There are plenty of days when the closest I get to nature are the trees planted in the sidewalk next to my office building. But ever since reading "Unseen City" by Nathanael Johnson, I've looked at those trees (and their squirrels, and the turkey vultures sailing above them) with new eyes.
The book was inspired by Johnson's daughter, whose innocent questions about the trees she saw on her walks through San Francisco led Johnson down a rabbit hole of discovery. Each chapter of "Unseen City" is a fun portrait of some very common plants and animals - pigeons, snails, ginkgoes - and you'll also learn tips on how to best observe these often-invisible denizens of the urban jungle. The overarching message is that you don't need to go to some national park or exotic rainforest to appreciate nature. It is all around us, if we just take the time to look and listen.
I've been a fan of Mystery Science Theater 3000 ("MST3K") since the old Comedy Central days. The premise was preposterous - a guy is trapped in a spaceship and forced to watch awful movies with his robot companions, making jokes all the while - but I ate it up as a kid. My Saturday mornings were filled with obscure B-movies, silly prop comedy, and robot puppets:
I followed the show when it moved to Sci-Fi (before it was "SyFy"), but when MST3K finally got canceled, I resigned myself to never seeing a new episode again. I never predicted that the show would get its own revival on Netflix, courtesy of more than 48,000 determined Kickstarter backers:
So how does the MST3K revival fare in a time when seemingly every beloved '90s-era show is getting a reboot? Really well, actually. The new season features some wonderful cult classics (including "Cry Wilderness," "Starcrash," and both "Wizards of the Lost Kingdom" movies) that strike the satisfying balance of being bizarre enough to be interesting, but bad enough to make fun of. The revival also benefits from being helmed by the show's original creator, Joel Hodgson, who wisely kept everything - the sets, costumes, and skits - cheesy and low-fi.

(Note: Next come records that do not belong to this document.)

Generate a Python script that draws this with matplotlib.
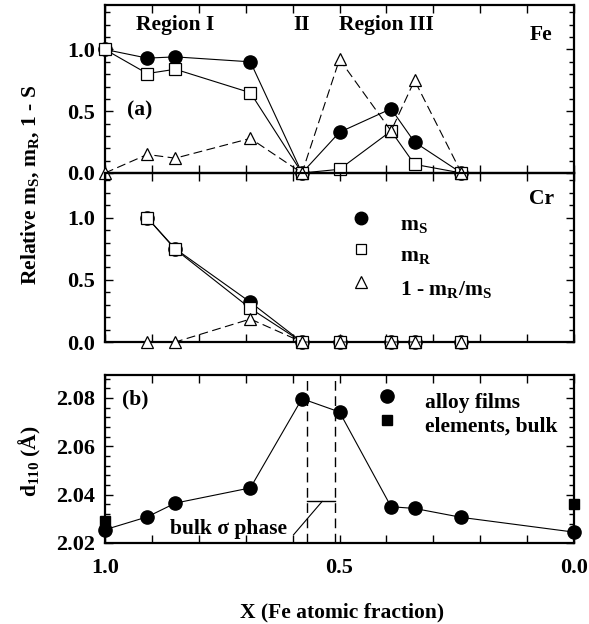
import matplotlib
matplotlib.use("Agg")
import matplotlib.pyplot as plt
import numpy as np

plt.rcParams['font.family'] = 'Liberation Serif'
plt.rcParams['font.weight'] = 'bold'
plt.rcParams['mathtext.fontset'] = 'custom'
plt.rcParams['mathtext.rm'] = 'Liberation Serif:bold'
plt.rcParams['mathtext.it'] = 'Liberation Serif:bold'
plt.rcParams['mathtext.bf'] = 'Liberation Serif:bold'

# ---- data ----
x_fe = [1.0, 0.91, 0.85, 0.69, 0.58, 0.50, 0.39, 0.34, 0.24]
fe_ms = [1.0, 0.93, 0.94, 0.90, 0.0, 0.33, 0.52, 0.25, 0.0]
fe_mr = [1.0, 0.805, 0.84, 0.65, 0.0, 0.03, 0.34, 0.07, 0.0]
fe_1s = [0.0, 0.15, 0.12, 0.28, 0.0, 0.92, 0.34, 0.75, 0.0]

x_cr = [0.91, 0.85, 0.69, 0.58, 0.50, 0.39, 0.34, 0.24]
cr_ms = [1.0, 0.75, 0.32, 0.0, 0.0, 0.0, 0.0, 0.0]
cr_mr = [1.0, 0.745, 0.27, 0.0, 0.0, 0.0, 0.0, 0.0]
cr_1s = [0.0, 0.0, 0.185, 0.0, 0.0, 0.0, 0.0, 0.0]

x_d = [1.0, 0.91, 0.85, 0.69, 0.58, 0.50, 0.39, 0.34, 0.24, 0.0]
d110 = [2.0255, 2.0308, 2.0365, 2.0428, 2.0797, 2.0742, 2.0350, 2.0343, 2.0306, 2.0245]
x_bulk = [1.0, 0.0]
d_bulk = [2.029, 2.0363]

sigma_lo, sigma_hi = 0.51, 0.57
sigma_d = 2.0372

W, H = 589, 624
fig = plt.figure(figsize=(W/100, H/100), dpi=100)

def ax_px(l, t, r, b):
    return fig.add_axes([l/W, 1-b/H, (r-l)/W, (b-t)/H])

ax1 = ax_px(105, 5, 574, 173)
ax2 = ax_px(105, 173, 574, 342)
ax3 = ax_px(105, 375, 574, 543)

FS = 15.5
TFS = 16
mk = dict(clip_on=False)
for ax, xs, ms, mr, s1 in [(ax1, x_fe, fe_ms, fe_mr, fe_1s), (ax2, x_cr, cr_ms, cr_mr, cr_1s)]:
    ax.plot(xs, ms, ls='-', color='black', lw=0.8, marker='o', ms=9.5,
            mfc='black', mec='black', zorder=3, **mk)
    ax.plot(xs, mr, ls='-', color='black', lw=0.8, marker='s', ms=8,
            mfc='white', mec='black', mew=0.9, zorder=4, **mk)
    ax.plot(xs, s1, ls=(0, (8, 4)), color='black', lw=0.8, marker='^', ms=9,
            mfc='white', mec='black', mew=0.9, zorder=5, **mk)
    ax.set_ylim(0, 1.36)
    ax.set_yticks([0, 0.5, 1.0])
    ax.set_yticks(np.arange(0, 1.36, 0.1), minor=True)

ax3.plot(x_d, d110, '-', color='black', lw=0.8, marker='o', ms=9.5, mfc='black', zorder=3, **mk)
ax3.plot(x_bulk, d_bulk, 's', color='black', ms=7.5, zorder=4, **mk)
ax3.set_ylim(2.02, 2.0895)
ax3.set_yticks([2.02, 2.04, 2.06, 2.08])
ax3.set_yticks(np.arange(2.02, 2.089, 0.004), minor=True)
ax3.axvline(sigma_lo, color='black', lw=1.0, ls=(0, (7, 4)))
ax3.axvline(sigma_hi, color='black', lw=1.0, ls=(0, (7, 4)))
ax3.plot([sigma_hi, sigma_lo], [sigma_d, sigma_d], color='black', lw=1.0)
ax3.plot([0.537, 0.598], [sigma_d, 2.0234], color='black', lw=0.8)
ax3.text(0.862, 2.0256, 'bulk σ phase', fontsize=FS, ha='left', va='center')
ax3.yaxis.set_major_formatter(matplotlib.ticker.FormatStrFormatter('%.2f'))

for ax in (ax1, ax2, ax3):
    ax.set_xlim(1.0, 0.0)
    ax.set_xticks(np.arange(0, 1.01, 0.1))
    ax.tick_params(which='both', direction='in', top=True, right=True, width=1.0)
    ax.tick_params(which='major', length=6)
    ax.tick_params(which='minor', length=3.5)
    ax.tick_params(axis='both', labelsize=TFS, pad=7)
    for sp in ax.spines.values():
        sp.set_linewidth(1.6)
    ax.set_facecolor('none')

for ax in (ax1, ax2):
    ax.set_xticklabels([])
ax3.set_xticklabels(['0.0', '', '', '', '', '0.5', '', '', '', '', '1.0'])
ax3.tick_params(axis='x', pad=11)

# texts
ax1.text(0.851, 1.2, 'Region I', fontsize=FS, ha='center', va='center')
ax1.text(0.58, 1.2, 'II', fontsize=FS, ha='center', va='center')
ax1.text(0.4, 1.2, 'Region III', fontsize=FS, ha='center', va='center')
ax1.text(0.07, 1.12, 'Fe', fontsize=FS, ha='center', va='center')
ax1.text(0.925, 0.51, '(a)', fontsize=FS, ha='center', va='center')
ax2.text(0.07, 1.15, 'Cr', fontsize=FS, ha='center', va='center')
ax3.text(0.935, 2.0795, '(b)', fontsize=FS, ha='center', va='center')

# legend panel (a)
ax2.plot([0.545], [0.732], 'o', color='black', ms=9, transform=ax2.transAxes)
ax2.plot([0.545], [0.550], 's', mfc='white', mec='black', mew=0.9, ms=7.5, transform=ax2.transAxes)
ax2.plot([0.545], [0.355], '^', mfc='white', mec='black', mew=0.9, ms=8.5, transform=ax2.transAxes)
ax2.text(0.629, 0.663, r'm$_\mathrm{S}$', fontsize=FS, transform=ax2.transAxes, va='baseline')
ax2.text(0.629, 0.479, r'm$_\mathrm{R}$', fontsize=FS, transform=ax2.transAxes, va='baseline')
ax2.text(0.629, 0.278, r'1 - m$_\mathrm{R}$/m$_\mathrm{S}$', fontsize=FS, transform=ax2.transAxes, va='baseline')

# legend panel (b)
ax3.plot([0.601], [0.877], 'o', color='black', ms=9.5, transform=ax3.transAxes)
ax3.plot([0.601], [0.732], 's', color='black', ms=7.5, transform=ax3.transAxes)
ax3.text(0.682, 0.804, 'alloy films', fontsize=FS, transform=ax3.transAxes, va='baseline')
ax3.text(0.682, 0.664, 'elements, bulk', fontsize=FS, transform=ax3.transAxes, va='baseline')

fig.text(30/W, 1-185/H, r'Relative m$_\mathrm{S}$, m$_\mathrm{R}$, 1 - S', fontsize=FS,
         rotation=90, ha='center', va='center')
fig.text(30/W, 1-461/H, r'd$_\mathrm{110}$ (Å)', fontsize=FS, rotation=90, ha='center', va='center')
fig.text(342/W, 1-612/H, 'X (Fe atomic fraction)', fontsize=FS, ha='center', va='center')

fig.savefig('out.png', dpi=100)
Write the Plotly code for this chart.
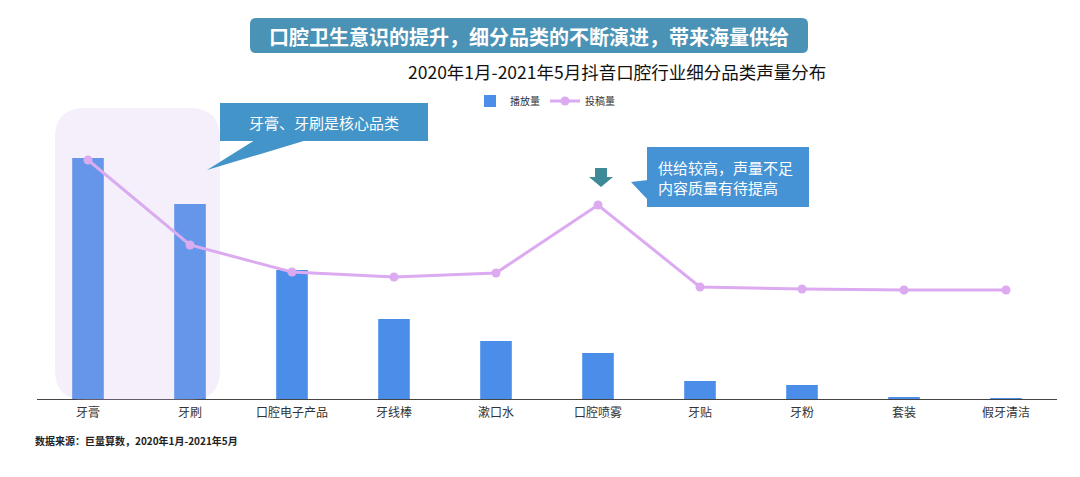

The jokes are a little different this time around, of course. The original MST3K writing room had a pleasant intellectual Midwestern sensibility in its riffs, but the comments in this one sometimes feel a little mean-spirited (calling out a film for using cheap sets or costumes) or lowbrow (making random fart noises). The streaming format also imposes more serialization than before (it's weird to have jokes reference earlier movies in the season, and to have continuing storylines). For the most part, though, this is a very faithful continuation of a show that I thought was long gone.